Hay diversas Sodomas y Gomorras que son presentadas en el film de una manera ridícula: tanto el infestado de drogadictos donde viven Elías y Lucy como la zona roja a la que recurre Antonio para buscar a una travesti que le venda un riñón (con filtros de neón rojo que le dan un ambiente más infernal, más infecto, por supuesto).

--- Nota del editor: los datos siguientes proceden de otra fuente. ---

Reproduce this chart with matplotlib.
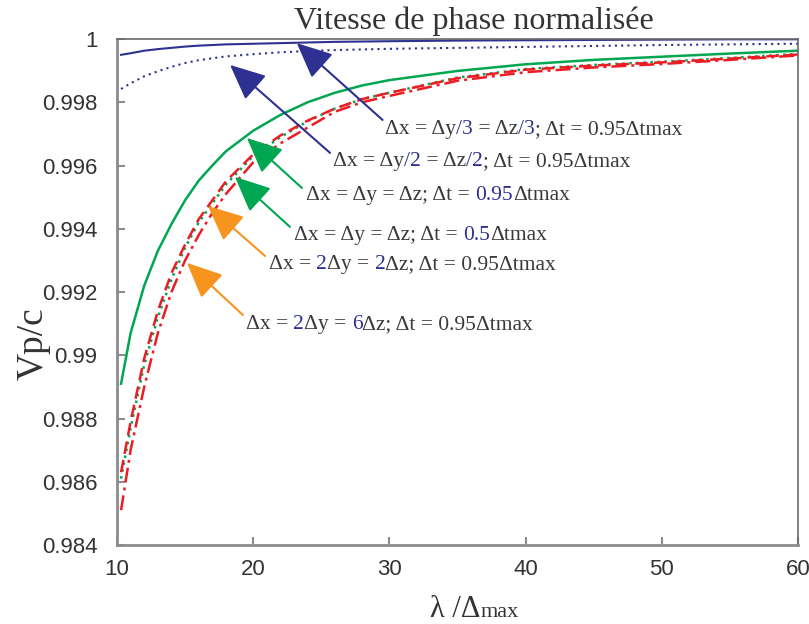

La película podría tener todos estos detalles ideológicos poco queribles y aun así ser una buena película. Sin embargo, los errores aparecen por todos lados. En primera instancia, hay un problema grave de guion y, sobre todo, de dirección de actores. Francella está en piloto automático, como si estuviera diciendo sus parlamentos por primera vez, como si se los recitaran por cucaracha. Nunca se entiende qué es lo que Armando Bo quiere hacer con Carla Peterson (en el rol de la esposa de Antonio): la vemos deslucida, entrando y saliendo de pantalla como si tuviera diez Rivotril encima. Los hijos son casi un decorado del film, y, si bien las actuaciones de Mercedes de Santis y Federico Salles se destacan en lo que refiere a elección de elenco, por momentos parecen más unos hipsters caídos en desgracia que unos auténticos lúmpenes.

Finalmente, las incongruencias del guion podrían ser permisibles en un film que fuera más alocado o cómico, pero con la mezcla de registros de género terminan volviéndose imperdonables. ¿De dónde sacan los linyeras plata para la nafta de la Mehari con la que aparecen en todos lados? ¿Es posible hacer un trasplante de riñón con sólo dos personas y con el cirujano especializado únicamente en operaciones cosméticas? ¿Sólo basta tener el mismo tipo de sangre para ser compatible? ¿Realmente se puede vender semejante vivienda, sin escribanos ni abogados, como si fuera algo tan simple como entregar una llave?

La respuesta a cualquiera de estas preguntas en Animal es “sí” o “andá a saber”, lo que sea para que no se detenga la máquina de proyecciones de la clase alta con respecto a los más indeseables.

Animal | De Armando Bo. Con Guillermo Francella y Carla Peterson. En Grupocine Torre de los Profesionales; Life Cinemas Alfabeta y Punta Carretas; Movie Montevideo, Portones y Punta Carretas.